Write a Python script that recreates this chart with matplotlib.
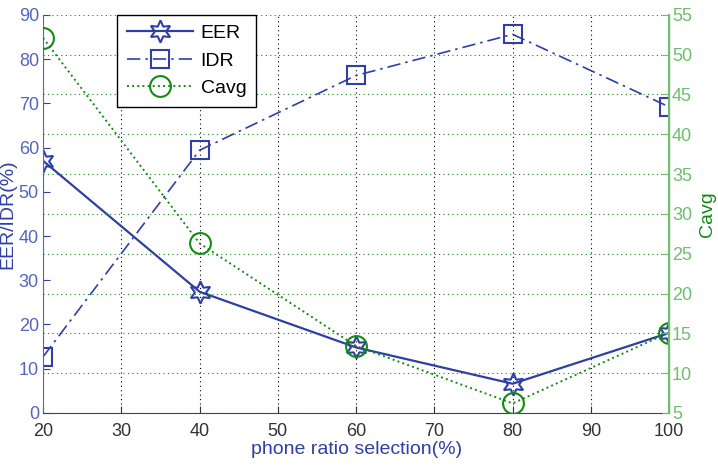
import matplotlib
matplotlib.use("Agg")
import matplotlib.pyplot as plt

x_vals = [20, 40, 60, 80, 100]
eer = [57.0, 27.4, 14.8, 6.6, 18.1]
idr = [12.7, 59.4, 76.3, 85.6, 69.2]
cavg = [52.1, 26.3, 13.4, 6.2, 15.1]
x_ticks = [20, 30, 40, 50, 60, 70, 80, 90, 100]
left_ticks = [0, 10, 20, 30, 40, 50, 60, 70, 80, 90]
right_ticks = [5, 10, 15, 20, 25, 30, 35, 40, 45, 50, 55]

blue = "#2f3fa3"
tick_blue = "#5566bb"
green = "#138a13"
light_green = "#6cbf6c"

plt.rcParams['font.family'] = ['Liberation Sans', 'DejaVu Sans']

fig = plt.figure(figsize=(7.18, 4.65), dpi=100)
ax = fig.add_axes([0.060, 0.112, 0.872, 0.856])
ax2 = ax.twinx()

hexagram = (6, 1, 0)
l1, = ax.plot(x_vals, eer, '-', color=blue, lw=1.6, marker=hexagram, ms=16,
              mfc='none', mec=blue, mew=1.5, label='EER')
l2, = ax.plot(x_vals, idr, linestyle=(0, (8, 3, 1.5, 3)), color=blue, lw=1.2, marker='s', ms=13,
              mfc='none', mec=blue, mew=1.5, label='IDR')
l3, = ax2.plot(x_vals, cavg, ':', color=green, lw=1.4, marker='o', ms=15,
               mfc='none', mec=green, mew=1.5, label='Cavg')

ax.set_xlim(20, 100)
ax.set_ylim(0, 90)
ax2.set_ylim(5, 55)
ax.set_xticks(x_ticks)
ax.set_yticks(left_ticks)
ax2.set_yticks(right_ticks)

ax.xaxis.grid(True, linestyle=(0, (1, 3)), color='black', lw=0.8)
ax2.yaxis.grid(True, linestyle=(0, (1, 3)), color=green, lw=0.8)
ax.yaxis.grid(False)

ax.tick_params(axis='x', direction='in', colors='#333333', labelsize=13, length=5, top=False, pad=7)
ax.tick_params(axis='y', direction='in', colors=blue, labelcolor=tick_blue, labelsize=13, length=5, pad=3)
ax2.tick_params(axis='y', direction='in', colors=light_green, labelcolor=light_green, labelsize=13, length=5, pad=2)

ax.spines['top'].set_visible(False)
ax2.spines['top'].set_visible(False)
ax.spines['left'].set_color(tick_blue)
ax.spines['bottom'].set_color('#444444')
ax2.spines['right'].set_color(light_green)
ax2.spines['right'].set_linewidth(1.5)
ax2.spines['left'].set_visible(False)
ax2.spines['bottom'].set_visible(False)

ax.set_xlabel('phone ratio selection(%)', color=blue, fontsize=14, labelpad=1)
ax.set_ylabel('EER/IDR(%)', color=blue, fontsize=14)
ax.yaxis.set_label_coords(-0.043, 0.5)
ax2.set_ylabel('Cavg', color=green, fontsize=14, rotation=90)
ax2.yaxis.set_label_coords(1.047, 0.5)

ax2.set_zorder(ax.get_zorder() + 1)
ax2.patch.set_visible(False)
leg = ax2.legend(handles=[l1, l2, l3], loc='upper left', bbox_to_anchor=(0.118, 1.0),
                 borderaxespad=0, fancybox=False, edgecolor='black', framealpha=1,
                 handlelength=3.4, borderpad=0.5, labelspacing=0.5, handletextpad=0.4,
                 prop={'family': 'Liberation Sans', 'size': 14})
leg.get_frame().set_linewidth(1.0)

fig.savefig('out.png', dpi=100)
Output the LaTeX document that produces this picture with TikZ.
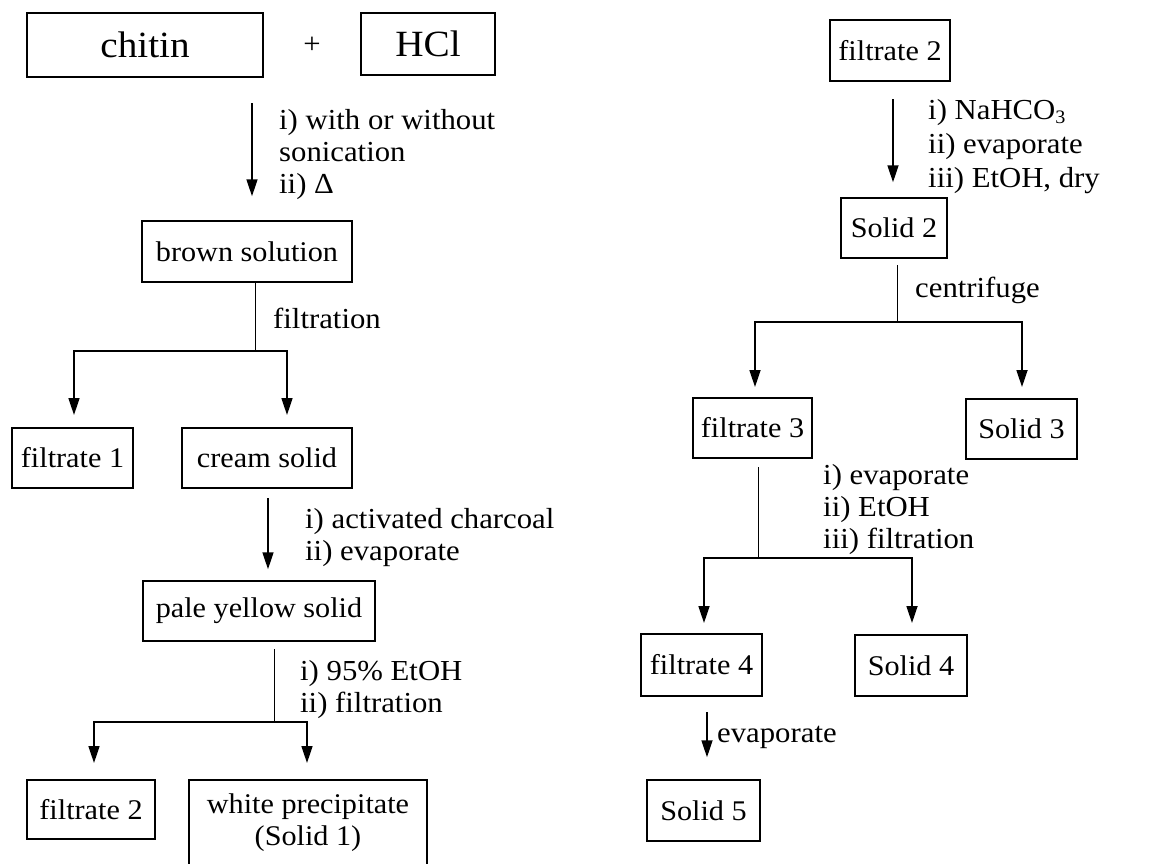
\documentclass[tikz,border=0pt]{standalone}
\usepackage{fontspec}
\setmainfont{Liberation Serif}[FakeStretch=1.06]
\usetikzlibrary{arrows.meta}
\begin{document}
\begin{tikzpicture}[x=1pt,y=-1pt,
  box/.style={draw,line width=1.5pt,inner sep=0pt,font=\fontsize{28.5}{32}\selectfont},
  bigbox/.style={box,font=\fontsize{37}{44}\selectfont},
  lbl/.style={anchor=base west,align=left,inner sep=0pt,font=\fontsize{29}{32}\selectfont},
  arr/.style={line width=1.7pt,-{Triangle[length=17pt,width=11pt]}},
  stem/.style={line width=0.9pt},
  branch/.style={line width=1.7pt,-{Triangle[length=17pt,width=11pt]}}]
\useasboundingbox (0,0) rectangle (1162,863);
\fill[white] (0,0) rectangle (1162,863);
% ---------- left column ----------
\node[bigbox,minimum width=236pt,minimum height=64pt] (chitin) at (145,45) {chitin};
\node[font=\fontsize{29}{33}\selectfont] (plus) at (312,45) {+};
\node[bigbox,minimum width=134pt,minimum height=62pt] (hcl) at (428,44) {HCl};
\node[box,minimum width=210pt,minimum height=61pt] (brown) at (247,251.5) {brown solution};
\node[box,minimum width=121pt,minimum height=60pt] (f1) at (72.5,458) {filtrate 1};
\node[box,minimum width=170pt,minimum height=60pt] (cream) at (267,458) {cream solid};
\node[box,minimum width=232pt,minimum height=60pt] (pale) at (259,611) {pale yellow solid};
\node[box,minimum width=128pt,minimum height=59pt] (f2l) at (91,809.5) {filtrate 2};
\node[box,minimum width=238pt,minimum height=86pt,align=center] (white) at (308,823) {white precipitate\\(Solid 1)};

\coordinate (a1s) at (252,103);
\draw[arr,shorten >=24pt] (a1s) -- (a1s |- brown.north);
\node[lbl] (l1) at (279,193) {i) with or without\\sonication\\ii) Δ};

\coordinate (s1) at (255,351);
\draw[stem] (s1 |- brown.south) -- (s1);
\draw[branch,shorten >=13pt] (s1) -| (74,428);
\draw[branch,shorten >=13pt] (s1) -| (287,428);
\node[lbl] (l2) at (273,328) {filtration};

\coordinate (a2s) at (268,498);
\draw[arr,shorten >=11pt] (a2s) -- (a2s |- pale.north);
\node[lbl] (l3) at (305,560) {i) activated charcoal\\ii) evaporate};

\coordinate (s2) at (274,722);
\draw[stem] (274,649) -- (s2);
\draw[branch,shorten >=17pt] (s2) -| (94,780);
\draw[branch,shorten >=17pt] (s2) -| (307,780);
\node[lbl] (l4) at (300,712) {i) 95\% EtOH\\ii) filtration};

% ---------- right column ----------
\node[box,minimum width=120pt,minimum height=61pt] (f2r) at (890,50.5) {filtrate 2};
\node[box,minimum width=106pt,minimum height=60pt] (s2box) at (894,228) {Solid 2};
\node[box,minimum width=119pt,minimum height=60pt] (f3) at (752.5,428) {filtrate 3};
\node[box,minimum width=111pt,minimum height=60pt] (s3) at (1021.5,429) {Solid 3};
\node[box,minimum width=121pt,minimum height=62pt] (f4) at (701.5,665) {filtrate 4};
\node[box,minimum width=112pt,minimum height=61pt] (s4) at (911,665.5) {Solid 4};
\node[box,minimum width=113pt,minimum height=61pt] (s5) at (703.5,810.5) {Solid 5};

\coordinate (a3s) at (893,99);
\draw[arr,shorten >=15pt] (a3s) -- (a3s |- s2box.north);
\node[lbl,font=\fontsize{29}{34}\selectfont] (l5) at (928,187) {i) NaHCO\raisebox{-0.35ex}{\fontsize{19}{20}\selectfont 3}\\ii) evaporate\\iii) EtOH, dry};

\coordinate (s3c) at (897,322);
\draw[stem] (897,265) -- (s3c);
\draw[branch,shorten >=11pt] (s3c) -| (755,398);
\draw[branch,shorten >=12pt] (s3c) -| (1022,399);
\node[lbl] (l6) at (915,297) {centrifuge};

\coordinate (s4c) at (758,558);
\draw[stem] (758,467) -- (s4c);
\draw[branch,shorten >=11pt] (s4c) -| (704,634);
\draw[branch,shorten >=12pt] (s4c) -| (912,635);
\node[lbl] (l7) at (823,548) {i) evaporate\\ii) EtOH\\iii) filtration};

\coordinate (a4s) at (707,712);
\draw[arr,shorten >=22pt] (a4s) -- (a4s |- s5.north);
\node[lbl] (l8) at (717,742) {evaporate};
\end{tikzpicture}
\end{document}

TASK REQUIREMENTS —
Begin at the first line of the records and please reproduce every line exactly through the one containing "mfc='none', mec=green, mew=1.5, label='Cavg')", leaving all pictures out.

ANSWER —
Write a Python script that recreates this chart with matplotlib.
import matplotlib
matplotlib.use("Agg")
import matplotlib.pyplot as plt

x_vals = [20, 40, 60, 80, 100]
eer = [57.0, 27.4, 14.8, 6.6, 18.1]
idr = [12.7, 59.4, 76.3, 85.6, 69.2]
cavg = [52.1, 26.3, 13.4, 6.2, 15.1]
x_ticks = [20, 30, 40, 50, 60, 70, 80, 90, 100]
left_ticks = [0, 10, 20, 30, 40, 50, 60, 70, 80, 90]
right_ticks = [5, 10, 15, 20, 25, 30, 35, 40, 45, 50, 55]

blue = "#2f3fa3"
tick_blue = "#5566bb"
green = "#138a13"
light_green = "#6cbf6c"

plt.rcParams['font.family'] = ['Liberation Sans', 'DejaVu Sans']

fig = plt.figure(figsize=(7.18, 4.65), dpi=100)
ax = fig.add_axes([0.060, 0.112, 0.872, 0.856])
ax2 = ax.twinx()

hexagram = (6, 1, 0)
l1, = ax.plot(x_vals, eer, '-', color=blue, lw=1.6, marker=hexagram, ms=16,
              mfc='none', mec=blue, mew=1.5, label='EER')
l2, = ax.plot(x_vals, idr, linestyle=(0, (8, 3, 1.5, 3)), color=blue, lw=1.2, marker='s', ms=13,
              mfc='none', mec=blue, mew=1.5, label='IDR')
l3, = ax2.plot(x_vals, cavg, ':', color=green, lw=1.4, marker='o', ms=15,
               mfc='none', mec=green, mew=1.5, label='Cavg')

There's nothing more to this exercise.